## Supplied information
----------------

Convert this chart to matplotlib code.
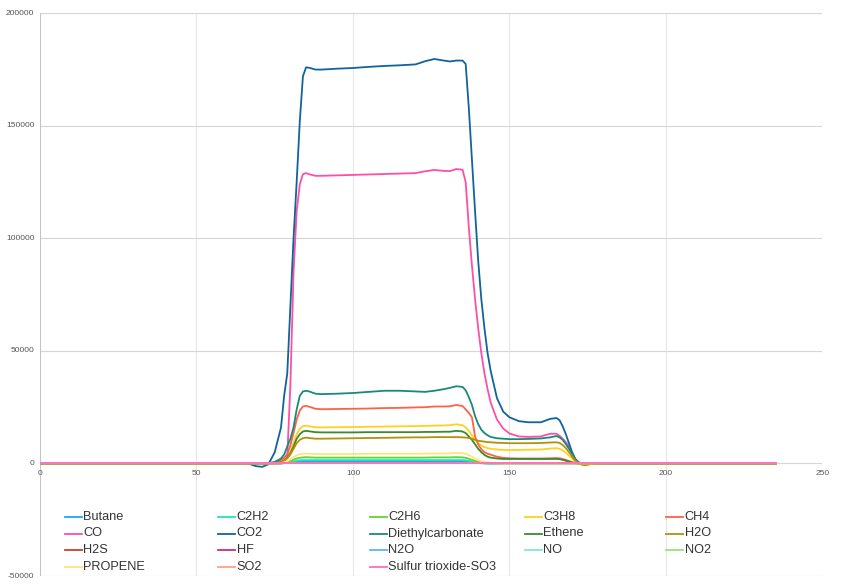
import matplotlib
matplotlib.use("Agg")
import matplotlib.pyplot as plt

plt.rcParams['font.family'] = ['Liberation Sans', 'DejaVu Sans']

W, H = 843, 587

# shared time axis (sample positions)
X = [0, 65, 67, 69, 71, 73, 75,
     77, 78, 79, 80, 81, 82, 83, 84, 85, 86,
     88, 90, 95, 100, 105, 110, 115, 120,
     123, 126, 129, 131, 133, 135,
     136, 137, 138, 139, 140, 141, 142, 143, 144,
     146, 148, 150, 153, 156, 160, 163, 165,
     166, 167, 168, 169, 170, 171, 172, 173, 174,
     176, 180, 235]

Z7, Z10, Z8, Z6, Z9, Z3 = [0] * 7, [0] * 10, [0] * 8, [0] * 6, [0] * 9, [0] * 3

BUTANE = (Z7 + [30, 100, 200, 400, 600, 800, 900, 1000, 1000, 1000]
          + [1000] * 8 + [1000] * 6
          + [950, 800, 600, 400, 200, 100, 0, 0, 0] + Z8 + Z9 + Z3)
C2H2 = (Z7 + [50, 150, 300, 600, 900, 1200, 1400, 1500, 1500, 1500]
        + [1500] * 8 + [1500] * 6
        + [1400, 1200, 900, 600, 350, 200, 100, 0, 0] + Z8 + Z9 + Z3)
C2H6 = (Z7 + [100, 300, 600, 1100, 1700, 2200, 2500, 2700, 2800, 2700]
        + [2600] * 8 + [2600, 2700, 2700, 2700, 2800, 2700]
        + [2500, 2100, 1600, 1100, 700, 400, 200, 100, 0] + Z8 + Z9 + Z3)
C3H8 = (Z7 + [800, 1500, 3000, 5500, 9000, 13000, 15500, 16500, 16800, 16500]
        + [16100, 16000, 16100, 16200, 16300, 16400, 16500, 16600]
        + [16700, 16800, 16900, 17000, 17400, 17000]
        + [16000, 14500, 12500, 10500, 9000, 8000, 7300, 6800, 6500]
        + [6200, 6000, 6000, 6000, 6100, 6200, 6600, 6800]
        + [6500, 5800, 4700, 3500, 2200, 900, 200, 0, 0] + Z3)
CH4 = ([0, 0, 0, 0, 0, 0, 300]
       + [1500, 2500, 4200, 8000, 13500, 19500, 23500, 25300, 25600, 25200]
       + [24300, 24100, 24200, 24300, 24400, 24600, 24700, 24900]
       + [25000, 25300, 25300, 25400, 26000, 25500]
       + [24000, 22500, 20500, 12000, 8500, 6300, 5000, 4300, 3900]
       + [3000, 2500, 2300, 2200, 2200, 2200, 2300, 2400]
       + [2300, 2000, 1600, 1100, 600, 200, 0, 0, 0] + Z3)
CO = (Z7 + [0, 500, 3000, 35000, 85000, 112000, 124000, 128500, 129000, 128500]
      + [127800, 127800, 128000, 128200, 128400, 128600, 128800, 129000]
      + [129800, 130400, 130000, 129900, 130800, 130500]
      + [125000, 105000, 88000, 73000, 60000, 49000, 40000, 33000, 27000]
      + [19500, 15500, 13300, 12000, 11800, 12000, 13200, 13200]
      + [12300, 11000, 9500, 7500, 4500, 2000, 500, 0, 0] + Z3)
CO2 = ([0, 0, -300, -1200, -1500, -300, 5000]
       + [16000, 30000, 40000, 70000, 100000, 125000, 152000, 172000, 176000, 175800]
       + [175000, 175000, 175400, 175700, 176200, 176600, 176900, 177300]
       + [178700, 179700, 179000, 178600, 179000, 179000]
       + [177500, 158000, 135000, 112000, 90000, 73000, 60000, 49000, 41000]
       + [29000, 23000, 20500, 18800, 18300, 18300, 19800, 20200]
       + [19200, 16500, 13000, 9000, 5000, 2000, 400, -300, -600]
       + [-200, 0, 0])
DIETHYLCARBONATE = ([0, 0, 0, 0, 0, 100, 700]
                    + [2200, 4000, 7500, 11000, 16000, 24000, 30000, 32000, 32300, 32000]
                    + [31000, 30800, 31000, 31300, 31800, 32300, 32300, 32000]
                    + [31800, 32300, 33000, 33600, 34300, 34000]
                    + [32500, 29500, 26000, 21000, 17500, 15000, 13500, 12500, 11800]
                    + [11200, 11000, 10800, 10800, 10900, 11100, 11600, 12200]
                    + [11600, 10500, 8600, 6500, 4200, 2000, 600, 0, 0] + Z3)
ETHENE = (Z7 + [700, 1300, 2500, 4500, 7500, 11000, 13000, 14200, 14500, 14300]
          + [13900, 13800, 13800, 13800, 13900, 13900, 13900, 13900]
          + [14000, 14000, 14100, 14100, 14500, 14200]
          + [13500, 12000, 10500, 8500, 6500, 5000, 3800, 3000, 2600]
          + [2200, 2000, 2000, 2000, 2000, 2000, 2000, 2000]
          + [1900, 1600, 1200, 800, 400, 100, 0, 0, 0] + Z3)
H2O = (Z7 + [600, 1200, 2300, 4000, 6500, 9000, 10500, 11200, 11500, 11300]
       + [11000, 11000, 11100, 11200, 11300, 11400, 11500, 11600]
       + [11600, 11700, 11700, 11700, 11700, 11600]
       + [11500, 11300, 11000, 10500, 10100, 9900, 9700, 9500, 9400]
       + [9200, 9100, 9000, 9000, 9000, 9100, 9300, 9400]
       + [9100, 8200, 6800, 5000, 3000, 1300, 200, -500, -700]
       + [-300, 0, 0])
H2S = Z7 + Z10 + Z8 + Z6 + Z9 + Z8 + Z9 + Z3
HF = Z7 + Z10 + Z8 + Z6 + Z9 + Z8 + Z9 + Z3
N2O = Z7 + Z10 + Z8 + Z6 + Z9 + Z8 + Z9 + Z3
NO = Z7 + Z10 + Z8 + Z6 + Z9 + Z8 + Z9 + Z3
NO2 = Z7 + Z10 + Z8 + Z6 + Z9 + Z8 + Z9 + Z3
PROPENE = (Z7 + [200, 500, 1000, 1800, 2800, 3600, 4100, 4300, 4400, 4300]
           + [4200, 4200, 4200, 4200, 4300, 4300, 4300, 4300]
           + [4400, 4400, 4400, 4500, 4700, 4600]
           + [4300, 3700, 3000, 2200, 1500, 1000, 600, 400, 200]
           + [100, 0, 0, 0, 0, 0, 0, 0] + Z9 + Z3)
SO2 = Z7 + Z10 + Z8 + Z6 + Z9 + Z8 + Z9 + Z3
SO3 = Z7 + Z10 + Z8 + Z6 + Z9 + Z8 + Z9 + Z3

SERIES = [
    ("Butane", BUTANE, "#1ea7f2"),
    ("C2H2", C2H2, "#1de6c0"),
    ("C2H6", C2H6, "#5fd62e"),
    ("C3H8", C3H8, "#ffd11f"),
    ("CH4", CH4, "#ff6048"),
    ("CO", CO, "#ff4fa3"),
    ("CO2", CO2, "#0f649c"),
    ("Diethylcarbonate", DIETHYLCARBONATE, "#178a7b"),
    ("Ethene", ETHENE, "#3a8a2a"),
    ("H2O", H2O, "#b58f0c"),
    ("H2S", H2S, "#c9412b"),
    ("HF", HF, "#c42f78"),
    ("N2O", N2O, "#62b4f5"),
    ("NO", NO, "#7fe9d8"),
    ("NO2", NO2, "#9ce07a"),
    ("PROPENE", PROPENE, "#ffe47c"),
    ("SO2", SO2, "#ff9f8a"),
    ("Sulfur trioxide-SO3", SO3, "#ff6fb8"),
]

XTICKS = [0, 50, 100, 150, 200, 250]
YTICKS = [-50000, 0, 50000, 100000, 150000, 200000]

fig = plt.figure(figsize=(W / 100, H / 100), dpi=100)
ax = fig.add_axes([40 / W, 1 - 576 / H, (822.5 - 40) / W, (576 - 13.3) / H])
ax.set_xlim(0, 250)
ax.set_ylim(-50000, 200000)

for spine in ax.spines.values():
    spine.set_visible(False)
ax.set_xticks([])
ax.set_yticks([])

# grid
for v in XTICKS[1:]:
    ax.axvline(v, color="#e6e6e6", lw=0.8, zorder=0)
for v in YTICKS[1:]:
    ax.axhline(v, color="#d6d6d6", lw=0.8, zorder=0)
ax.axvline(0, color="#c4c4c4", lw=0.8, zorder=0)
ax.axhline(-50000, color="#cccccc", lw=0.8, zorder=0)

for name, vals, color in SERIES:
    assert len(vals) == len(X), name
    ax.plot(X, vals, color=color, lw=1.3, solid_joinstyle="round", zorder=2)

for v in XTICKS:
    ax.annotate(str(v), (v, 0), xytext=(0, -5), textcoords="offset points",
                ha="center", va="top", fontsize=6, color="#555555")
for v in YTICKS:
    ax.annotate(str(v), (0, v), xytext=(-4, 0), textcoords="offset points",
                ha="right", va="center", fontsize=6, color="#555555",
                annotation_clip=False)

# legend, filled row by row like the original
col_px = [65, 218, 370, 525, 666]
row_px = [517, 533.5, 550, 567]
for i, (name, vals, color) in enumerate(SERIES):
    r, c = divmod(i, 5)
    x0 = col_px[c] / W
    y0 = 1 - row_px[r] / H
    fig.add_artist(plt.Line2D([x0, x0 + 17 / W], [y0, y0], color=color, lw=1.3))
    fig.text(x0 + 18.5 / W, y0, name, fontsize=9.2, color="#333333",
             ha="left", va="center")

fig.savefig("out.png", dpi=100)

----------------

Would you reproduce the lines above, from the very first through the line containing "176, 180, 235]", exactly and without the pictures?

Convert this chart to matplotlib code.
import matplotlib
matplotlib.use("Agg")
import matplotlib.pyplot as plt

plt.rcParams['font.family'] = ['Liberation Sans', 'DejaVu Sans']

W, H = 843, 587

# shared time axis (sample positions)
X = [0, 65, 67, 69, 71, 73, 75,
     77, 78, 79, 80, 81, 82, 83, 84, 85, 86,
     88, 90, 95, 100, 105, 110, 115, 120,
     123, 126, 129, 131, 133, 135,
     136, 137, 138, 139, 140, 141, 142, 143, 144,
     146, 148, 150, 153, 156, 160, 163, 165,
     166, 167, 168, 169, 170, 171, 172, 173, 174,
     176, 180, 235]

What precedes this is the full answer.